“Los científicos del clima están aterrorizados por un segundo periodo de Trump”, así se titula un artículo publicado el pasado 24 de septiembre por James Temple en la revista MIT Technology Review del Instituto Tecnológico de Massachusetts. Y los que no estén aterrorizados, muy probablemente estarán cuando menos profundamente preocupados, dadas las iniciativas que ha tomado el presidente de los Estados Unidos en cuanto a medidas para mitigar el cambio climático.
Como sabemos, el presidente norteamericano no es un creyente –al menos públicamente- en que el planeta esté sufriendo un cambio climático como consecuencia de nuestras actividades y lo reconoce abiertamente. Un ejemplo de esto lo dio el pasado 2 de septiembre durante su viaje a California con motivo de los incendios que asuelan al estado, mismos que el presidente norteamericano atribuye a que no se retiran de los bosques los troncos y hojas secas. En la reunión con los funcionarios californianos, según relata el periódico New York Times, el secretario de la Agencia de Recursos Naturales del estado exhortó al presidente a “reconocer el cambio en el clima y lo que esto significa para nuestros bosques”. Lejos de reconocerlo, sin embargo, el presidente habría respondido: “Va a empezar a enfriar, ya verás”. Y ante la insistencia del secretario que le respondió: “Quisiera que la ciencia estuviera de acuerdo con usted”, el presidente cerró el intercambio afirmando: “En realidad, no creo que la ciencia sepa”.
En cuanto a esta última afirmación, si bien el clima de la Tierra es un sujeto de estudio extremadamente complejo, existe un consenso científico en que el incremento sostenido en la concentración de gases de invernadero en la atmósfera -que se ha elevado alrededor de un 50 por ciento con respecto a su nivel pre-industrial, la más alta en 800,000 años-, ha puesto al planeta en la vía de un desastre climático.
Hay algunos científicos, sin embargo, que consideran que las altas concentraciones de gases de invernadero en la atmósfera en realidad son beneficiosas. Es el caso de William Happer, profesor emérito de la Universidad de Princeton y, hasta septiembre del pasado año, asesor del presidente como director de la oficina de tecnologías emergentes del Consejo Nacional de Seguridad de los Estados Unidos.
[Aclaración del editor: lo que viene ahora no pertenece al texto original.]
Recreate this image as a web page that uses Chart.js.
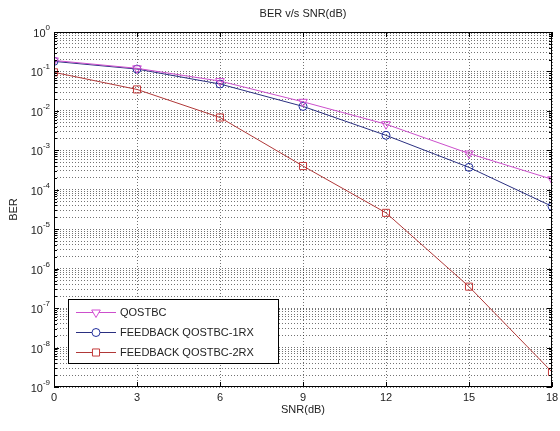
<!DOCTYPE html>
<html>
<head>
<meta charset="utf-8">
<script src="https://cdn.jsdelivr.net/npm/chart.js@4/dist/chart.umd.min.js"></script>
<style>
  html, body { margin: 0; padding: 0; background: #fff; }
  #box { width: 560px; height: 431px; }
</style>
</head>
<body>
<div id="box"><canvas id="ber-chart"></canvas></div>
<script>
// BER vs SNR data
var snr = [0, 3, 6, 9, 12, 15, 18];
var berQostbc = [0.19, 0.12, 0.057, 0.017, 0.0046, 0.00083, 0.000185];
var berFeedback1rx = [0.18, 0.115, 0.048, 0.013, 0.0024, 0.00037, 0.000038];
var berFeedback2rx = [0.095, 0.035, 0.0068, 0.0004, 0.000026, 3.5e-7, 2.4e-9];
var seriesNames = ['QOSTBC', 'FEEDBACK QOSTBC-1RX', 'FEEDBACK QOSTBC-2RX'];
var xTicks = [0, 3, 6, 9, 12, 15, 18];
var yDecades = [-9, -8, -7, -6, -5, -4, -3, -2, -1, 0];

var colors = ['#d44ed4', '#23309e', '#c43a3a'];
var lineColors = ['#cc4fcc', '#2a2f80', '#b03838'];
var styles = ['triangle', 'circle', 'rect'];
var rotations = [180, 0, 0];
var font = '"Liberation Sans", Arial, sans-serif';

function pts(ys) {
  return snr.map(function (x, i) { return { x: x, y: ys[i] }; });
}

function makeSet(i, ys) {
  return {
    label: seriesNames[i],
    data: pts(ys),
    borderColor: lineColors[i],
    borderWidth: 1,
    pointStyle: styles[i],
    rotation: rotations[i],
    pointRadius: i == 1 ? 4 : 5,
    pointBorderColor: colors[i],
    pointBackgroundColor: 'rgba(0,0,0,0)',
    pointBorderWidth: 1,
    tension: 0
  };
}

// axes labels, ticks, box and legend, drawn MATLAB style
var matlabDeco = {
  id: 'matlabDeco',
  afterDraw: function (chart) {
    var ctx = chart.ctx;
    var a = chart.chartArea;
    var xs = chart.scales.x, ys = chart.scales.y;
    ctx.save();

    // box
    ctx.strokeStyle = '#000';
    ctx.lineWidth = 1;
    ctx.strokeRect(a.left + 0.5, a.top + 0.5, a.right - a.left - 1, a.bottom - a.top - 1);

    // y ticks inward
    ys.ticks.forEach(function (t) {
      var py = Math.round(ys.getPixelForValue(t.value)) + 0.5;
      var major = Math.abs(Math.log10(t.value) - Math.round(Math.log10(t.value))) < 1e-6;
      var len = major ? 5 : 3;
      ctx.beginPath();
      ctx.moveTo(a.left, py); ctx.lineTo(a.left + len, py);
      ctx.moveTo(a.right, py); ctx.lineTo(a.right - len, py);
      ctx.stroke();
    });
    // x ticks inward
    xTicks.forEach(function (v) {
      var px = Math.round(xs.getPixelForValue(v)) + 0.5;
      ctx.beginPath();
      ctx.moveTo(px, a.bottom); ctx.lineTo(px, a.bottom - 5);
      ctx.moveTo(px, a.top); ctx.lineTo(px, a.top + 5);
      ctx.stroke();
    });

    ctx.fillStyle = '#222';
    // x tick labels
    ctx.font = '11px ' + font;
    ctx.textAlign = 'center';
    ctx.textBaseline = 'top';
    xTicks.forEach(function (v) {
      ctx.fillText(String(v), xs.getPixelForValue(v), a.bottom + 5);
    });

    // y tick labels 10^n
    yDecades.forEach(function (n) {
      var py = ys.getPixelForValue(Math.pow(10, n));
      var exp = String(n);
      ctx.font = '8px ' + font;
      var ew = ctx.measureText(exp).width;
      ctx.textAlign = 'left';
      ctx.textBaseline = 'alphabetic';
      ctx.fillText(exp, a.left - 4 - ew, py - 2);
      ctx.font = '11px ' + font;
      ctx.textAlign = 'right';
      ctx.fillText('10', a.left - 4 - ew, py + 5);
    });

    // titles
    ctx.font = '11px ' + font;
    ctx.textAlign = 'center';
    ctx.textBaseline = 'middle';
    ctx.fillText('BER v/s SNR(dB)', (a.left + a.right) / 2, 14);
    ctx.fillText('SNR(dB)', (a.left + a.right) / 2, 410);
    ctx.save();
    ctx.translate(14, (a.top + a.bottom) / 2);
    ctx.rotate(-Math.PI / 2);
    ctx.fillText('BER', 0, 0);
    ctx.restore();

    // legend
    var lx = 68, ly = 299, lw = 210, lh = 64;
    ctx.fillStyle = '#fff';
    ctx.fillRect(lx, ly, lw, lh);
    ctx.strokeStyle = '#000';
    ctx.strokeRect(lx + 0.5, ly + 0.5, lw, lh);
    chart.data.datasets.forEach(function (ds, i) {
      var cy = ly + 13 + i * 20;
      ctx.strokeStyle = ds.borderColor;
      ctx.lineWidth = 1;
      ctx.beginPath();
      ctx.moveTo(lx + 8, cy + 0.5); ctx.lineTo(lx + 48, cy + 0.5);
      ctx.stroke();
      ctx.strokeStyle = ds.pointBorderColor;
      ctx.fillStyle = '#fff';
      Chart.helpers.drawPoint(ctx, {
        pointStyle: ds.pointStyle, rotation: ds.rotation, radius: ds.pointRadius, borderWidth: 1
      }, lx + 28, cy + 0.5);
      ctx.fillStyle = '#222';
      ctx.font = '11px ' + font;
      ctx.textAlign = 'left';
      ctx.textBaseline = 'middle';
      ctx.fillText(ds.label, lx + 52, cy + 1);
    });
    ctx.restore();
  }
};

var berChart = new Chart(document.getElementById('ber-chart'), {
  type: 'line',
  data: {
    datasets: [
      makeSet(0, berQostbc),
      makeSet(1, berFeedback1rx),
      makeSet(2, berFeedback2rx)
    ]
  },
  options: {
    responsive: true,
    maintainAspectRatio: false,
    animation: false,
    layout: { padding: { left: 54, right: 8, top: 32, bottom: 44 } },
    plugins: {
      legend: { display: false },
      tooltip: { enabled: false }
    },
    scales: {
      x: {
        type: 'linear',
        min: 0, max: 18,
        afterBuildTicks: function (s) {
          s.ticks = xTicks.map(function (v) { return { value: v }; });
        },
        ticks: { display: false },
        border: { display: false, dash: [1, 2] },
        grid: { color: 'rgba(0,0,0,0.55)', drawTicks: false }
      },
      y: {
        type: 'logarithmic',
        min: 1e-9, max: 1,
        afterBuildTicks: function (s) {
          var t = [];
          yDecades.forEach(function (n) {
            for (var k = 1; k <= 9; k++) {
              if (n == 0 && k > 1) break;
              t.push({ value: k * Math.pow(10, n) });
            }
          });
          s.ticks = t;
        },
        ticks: { display: false },
        border: { display: false, dash: [1, 2] },
        grid: { color: 'rgba(0,0,0,0.55)', drawTicks: false }
      }
    }
  },
  plugins: [matlabDeco]
});
</script>
</body>
</html>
Happer, quien es profesor de física pero que no tiene un entrenamiento formal en la ciencia del clima, sostiene que con más dióxido de carbono en la atmósfera tendremos plantas más saludables –recordemos que las plantas toman el dióxido de carbono para llevar a cabo la fotosíntesis-. Una mayoría de expertos opina, no obstante, que si bien las plantas posiblemente fueran más felices con mayores concentraciones de dióxido de carbono, el incremento de este gas en la atmósfera trae consecuencias climáticas que a la larga son negativas –un incremento en la temperatura global y una mayor acidificación de los océanos, entre otras.
La incredulidad del presidente Trump en el cambio climático lo ha llevado a deshacer o intentar deshacer reglamentaciones e iniciativas que buscan de mitigar el cambio climático. Sabemos que en junio de 2017 anunció que los Estados Unidos se desligarían del Acuerdo de Paris que ha sido ratificado por 187 países. Este acuerdo busca reducir la emisión de gases de invernadero para limitar a 2 grados centígrados el aumento de la temperatura global desde la época pre-industrial, y a realizar esfuerzos para limitar este incremento a 1.5 grados centígrados. La separación formal de los Estados Unidos del Tratado de Paris está programada para el próximo 4 de noviembre.
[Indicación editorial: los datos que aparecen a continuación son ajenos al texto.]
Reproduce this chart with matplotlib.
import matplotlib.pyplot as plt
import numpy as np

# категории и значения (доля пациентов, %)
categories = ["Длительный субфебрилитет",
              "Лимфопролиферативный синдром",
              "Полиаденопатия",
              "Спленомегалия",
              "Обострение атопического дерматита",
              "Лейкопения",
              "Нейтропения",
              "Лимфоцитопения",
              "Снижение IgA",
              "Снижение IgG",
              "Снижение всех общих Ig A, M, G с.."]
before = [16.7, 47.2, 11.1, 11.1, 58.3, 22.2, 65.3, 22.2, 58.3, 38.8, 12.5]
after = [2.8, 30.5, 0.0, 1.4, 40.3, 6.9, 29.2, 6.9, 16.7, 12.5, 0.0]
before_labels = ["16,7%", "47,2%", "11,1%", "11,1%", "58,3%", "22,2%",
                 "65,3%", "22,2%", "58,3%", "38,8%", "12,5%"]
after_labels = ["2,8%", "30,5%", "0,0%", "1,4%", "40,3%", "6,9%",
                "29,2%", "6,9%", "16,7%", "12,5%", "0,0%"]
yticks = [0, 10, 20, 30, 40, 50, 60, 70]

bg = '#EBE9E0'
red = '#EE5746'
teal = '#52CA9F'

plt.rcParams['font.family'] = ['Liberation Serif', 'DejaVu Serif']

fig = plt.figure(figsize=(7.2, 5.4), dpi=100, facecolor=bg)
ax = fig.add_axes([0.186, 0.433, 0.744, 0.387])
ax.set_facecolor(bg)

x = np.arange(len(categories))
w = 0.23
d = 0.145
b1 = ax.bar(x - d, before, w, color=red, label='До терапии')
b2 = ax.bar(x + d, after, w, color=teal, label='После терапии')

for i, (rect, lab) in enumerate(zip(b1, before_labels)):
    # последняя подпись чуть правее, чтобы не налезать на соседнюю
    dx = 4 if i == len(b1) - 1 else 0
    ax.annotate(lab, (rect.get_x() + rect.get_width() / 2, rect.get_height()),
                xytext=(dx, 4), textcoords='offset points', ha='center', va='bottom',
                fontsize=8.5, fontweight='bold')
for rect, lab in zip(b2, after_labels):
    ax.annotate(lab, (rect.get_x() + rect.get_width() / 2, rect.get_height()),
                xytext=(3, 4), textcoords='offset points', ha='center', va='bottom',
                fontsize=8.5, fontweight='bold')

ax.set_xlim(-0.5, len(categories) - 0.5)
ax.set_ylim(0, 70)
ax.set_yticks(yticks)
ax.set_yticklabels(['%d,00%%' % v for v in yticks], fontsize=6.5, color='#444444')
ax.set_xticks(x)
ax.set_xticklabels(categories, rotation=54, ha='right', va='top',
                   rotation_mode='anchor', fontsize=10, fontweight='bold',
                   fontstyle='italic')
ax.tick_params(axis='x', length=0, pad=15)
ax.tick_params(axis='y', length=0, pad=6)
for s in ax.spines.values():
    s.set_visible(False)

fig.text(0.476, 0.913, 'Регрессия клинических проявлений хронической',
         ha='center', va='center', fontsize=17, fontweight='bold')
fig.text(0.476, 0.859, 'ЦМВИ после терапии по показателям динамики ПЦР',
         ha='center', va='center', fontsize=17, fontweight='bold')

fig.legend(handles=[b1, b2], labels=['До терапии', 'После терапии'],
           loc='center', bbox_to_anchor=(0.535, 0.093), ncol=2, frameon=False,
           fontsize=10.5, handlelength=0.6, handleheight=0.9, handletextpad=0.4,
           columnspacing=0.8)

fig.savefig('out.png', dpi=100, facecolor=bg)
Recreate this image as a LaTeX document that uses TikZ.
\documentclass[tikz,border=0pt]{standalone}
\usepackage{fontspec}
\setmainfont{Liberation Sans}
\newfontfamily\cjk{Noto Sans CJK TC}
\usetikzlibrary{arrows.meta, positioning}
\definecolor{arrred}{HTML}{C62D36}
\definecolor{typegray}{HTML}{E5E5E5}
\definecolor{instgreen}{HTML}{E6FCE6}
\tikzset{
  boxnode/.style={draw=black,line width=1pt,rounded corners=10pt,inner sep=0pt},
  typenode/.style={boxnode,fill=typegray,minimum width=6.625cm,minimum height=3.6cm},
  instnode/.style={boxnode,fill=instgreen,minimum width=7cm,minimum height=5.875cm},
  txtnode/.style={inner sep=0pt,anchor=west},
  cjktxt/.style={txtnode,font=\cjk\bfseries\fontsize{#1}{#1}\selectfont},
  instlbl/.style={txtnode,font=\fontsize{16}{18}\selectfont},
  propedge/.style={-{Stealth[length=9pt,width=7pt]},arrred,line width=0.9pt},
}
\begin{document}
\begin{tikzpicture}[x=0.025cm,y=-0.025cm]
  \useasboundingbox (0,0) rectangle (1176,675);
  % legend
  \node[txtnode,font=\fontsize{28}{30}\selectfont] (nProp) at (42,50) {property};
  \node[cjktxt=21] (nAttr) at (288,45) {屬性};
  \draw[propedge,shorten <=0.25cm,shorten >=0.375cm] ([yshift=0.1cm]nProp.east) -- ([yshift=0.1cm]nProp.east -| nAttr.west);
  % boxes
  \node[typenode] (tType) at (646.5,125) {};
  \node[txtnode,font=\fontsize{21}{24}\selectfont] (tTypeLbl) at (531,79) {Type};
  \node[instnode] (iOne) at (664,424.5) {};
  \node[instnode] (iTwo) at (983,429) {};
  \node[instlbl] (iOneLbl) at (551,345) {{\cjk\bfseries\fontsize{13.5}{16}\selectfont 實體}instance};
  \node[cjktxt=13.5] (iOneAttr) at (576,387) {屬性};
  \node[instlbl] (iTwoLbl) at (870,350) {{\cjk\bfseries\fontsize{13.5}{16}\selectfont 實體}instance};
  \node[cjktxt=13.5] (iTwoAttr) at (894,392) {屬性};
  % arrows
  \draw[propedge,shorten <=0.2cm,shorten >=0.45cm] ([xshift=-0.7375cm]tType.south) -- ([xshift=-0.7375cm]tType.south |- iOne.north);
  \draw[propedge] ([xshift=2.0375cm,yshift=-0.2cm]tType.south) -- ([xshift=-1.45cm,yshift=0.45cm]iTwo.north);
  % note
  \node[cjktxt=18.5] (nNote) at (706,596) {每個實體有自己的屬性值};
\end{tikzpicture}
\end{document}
Internamente, como lo discute James Temple, la administración de los Estados Unidos está desmantelando las iniciativas de su antecesor dirigidas al control de la emisión de gases de invernadero, incluyendo las emisiones de metano y de hidrofluorocarbonos –usados en los refrigeradores- que son gases de invernadero sustancialmente más potentes que el dióxido de carbono. Según un análisis de la firma “Rhodium Group”, las desregulaciones en curso llevarán a un incremento en la emisión de gases de invernadero en el año 2035, que sería equivalente a la emisión anual de Rusia.
Así, quienes están aterrorizados se preguntan qué sucederá si la presente administración cuenta con otros cuatro años para consolidar sus iniciativas de cambios de reglamentaciones ambientales. O si, como lo puntualiza Temple, el país está en el curso de un cambio político profundo, en cuyo caso el clima no sería la mayor de las preocupaciones.